By on Wednesday, 29 August 2012

Fr Thwaites ‘spoke in a gentle manner while firing off spiritual advice that could blow you off your feet'

Fr Thwaites ‘spoke in a gentle manner while firing off spiritual advice that could blow you off your feet'

A Jesuit priest who inspired Catholics across the country has died at the age of 95.

Fr Hugh Thwaites converted from Anglicanism to Catholicism following his experience as a prisoner of the Japanese during the Second World War and later became a Jesuit priest.

He was a strong supporter of the Extraordinary Form Mass and the Legion of Mary, and he linked the abandonment of the rosary with a loss of faith, writing: “If we want in any way to be like Jesus, we must do what His Mother asks. If we do not, can we expect things to go right? We cannot with impunity disobey the Mother of God.”

Following his conversion, Fr Thwaites was passionate about evangelisation and he was renowned for asking people: “Are you a Catholic?” and then adding: “But you would like to be, wouldn’t you?” He also once compared the Anglican Church to “whisky with three parts water”, while saying Catholics were “straight out of the bottle”.

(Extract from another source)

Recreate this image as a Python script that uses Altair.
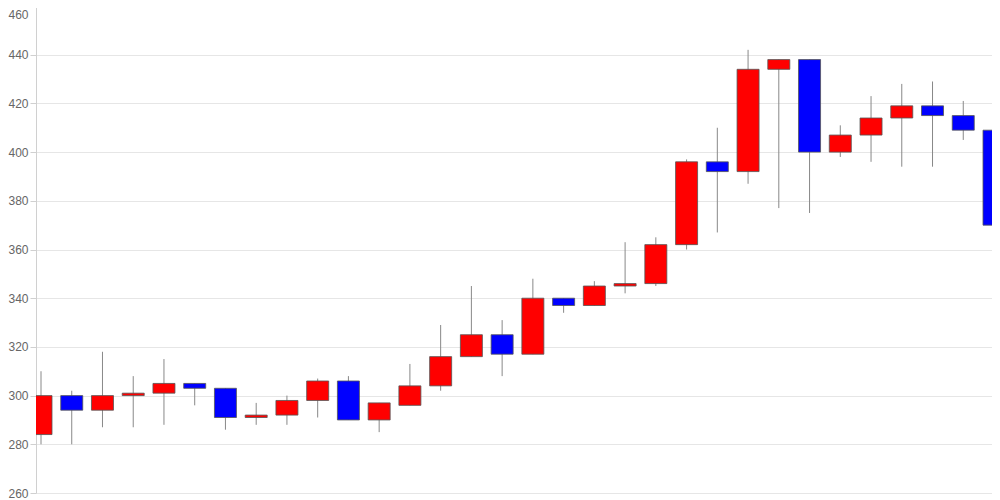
import altair as alt
import pandas as pd

days = list(range(32))
opens = [284, 300, 294, 300, 301, 305, 303, 291, 292, 298, 306, 290, 296, 304, 316, 325,
         317, 340, 337, 345, 346, 362, 396, 392, 434, 438, 400, 407, 414, 419, 415, 409]
closes = [300, 294, 300, 301, 305, 303, 291, 292, 298, 306, 290, 297, 304, 316, 325, 317,
          340, 337, 345, 346, 362, 396, 392, 434, 438, 400, 407, 414, 419, 415, 409, 370]
highs = [310, 302, 318, 308, 315, 305, 303, 297, 300, 307, 308, 297, 313, 329, 345, 331,
         348, 340, 347, 363, 365, 397, 410, 442, 438, 438, 411, 423, 428, 429, 421, 410]
lows = [280, 280, 287, 287, 288, 296, 286, 288, 288, 291, 290, 285, 296, 302, 316, 308,
        317, 334, 337, 342, 345, 360, 367, 387, 377, 375, 398, 396, 394, 394, 405, 363]
y_ticks = [260, 280, 300, 320, 340, 360, 380, 400, 420, 440, 460]

df = pd.DataFrame({"day": days, "open": opens, "close": closes, "high": highs, "low": lows})
df["dir"] = ["up" if c >= o else "down" for o, c in zip(opens, closes)]

x = alt.X("day:Q", scale=alt.Scale(domain=[0, 31], nice=False, zero=False), axis=None)
yscale = alt.Scale(domain=[260, 460], nice=False, zero=False)

base = alt.Chart(df)

wicks = base.mark_rule(color="#888888", strokeWidth=1, clip=True).encode(
    x=x,
    y=alt.Y("low:Q", scale=yscale,
            axis=alt.Axis(values=y_ticks, title=None, grid=True, gridColor="#e6e6e6",
                          domainColor="#d0d0d0", tickColor="#d0d0d0", tickSize=6,
                          labelColor="#666666", labelFontSize=12, labelFont="Liberation Sans",
                          labelPadding=2,
                          labelBaseline={"expr": "datum.value == 460 ? 'top' : 'middle'"},
                          labelOffset={"expr": "datum.value == 460 ? 3 : 0"})),
    y2="high:Q",
)

bodies = base.mark_bar(size=22, stroke="#555555", strokeWidth=1, strokeOpacity=0.8, clip=True).encode(
    x=x,
    y=alt.Y("open:Q", scale=yscale),
    y2="close:Q",
    color=alt.Color("dir:N", scale=alt.Scale(domain=["up", "down"], range=["#ff0000", "#0000ff"]),
                    legend=None),
)

chart = (wicks + bodies).properties(
    width=963, height=487,
    autosize=alt.AutoSizeParams(type="none"),
    padding={"left": 28, "top": -2, "right": -7, "bottom": 6},
).configure_view(stroke=None)

chart.save("out.html", embed_options={"renderer": "svg", "actions": False})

Fr Thwaites was instrumental in the establishment of the annual Rosary Crusade, which will make its 28th year in October. During the crusade, Catholics process from Westminster Cathedral to London Oratory reciting the rosary.

In his booklet, Our Glorious Faith and How to Lose It, Fr Thwaites made a passionate case for the importance of the rosary to the Catholic faith.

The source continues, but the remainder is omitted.